The diachronic Dutch Lexicon, TICCLAT style
Martin Reynaert, Patrick Bos and Janneke van der Zwaan


The TICCLAT project currently underway at Meertens Institute and the Netherlands eScience Center should be seen as a wholesale, mainly statistically guided, attempt to automatically chart the full lexicon of Dutch throughout its history on the basis of the corpora unified in the Nederlab project. This has now delivered a uniformly processed and linguistically enriched diachronic corpus of Dutch containing about 18.5 billion word tokens. TICCLAT is to complement a solid basis composed of the available validated lexicons and name lists for Dutch with the full extent of data collected from the Nederlab corpus such as word type statistics and word dispersion information, document, time and locality references and linguistic annotations.

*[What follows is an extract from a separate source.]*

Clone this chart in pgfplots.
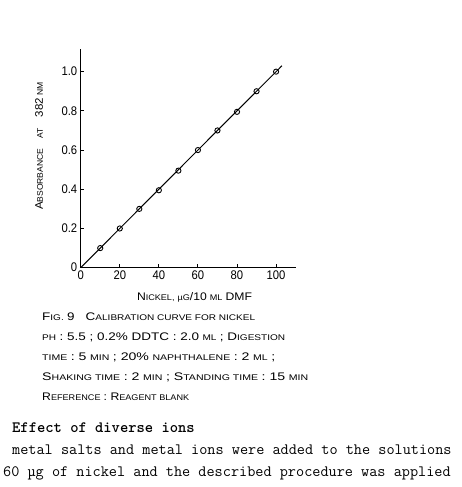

The relevant modules of the Text-Induced Corpus Clean-Up system or TICCL will be employed to fill the morphological paradigms for the word forms collected and to find attestations for the possible word forms given a particular lemma in the available contemporary Dutch corpora, i.e. CGN for spoken and SoNaR for written Dutch. We will further expand the databases with more historical word types on the basis of manually digitized corpora such as the Database of Dutch Literature (DBNL) and the other corpora of early Dutch. Finally the far larger corpora automatically digitized by the National Library KB are to be incorporated, thereby completing the picture of real words with the OCR produced and TICCL-linked non-word variants.

We will provide an overview of the statistics regarding the actual state-of-affairs and demonstrate what the system already has to offer the user.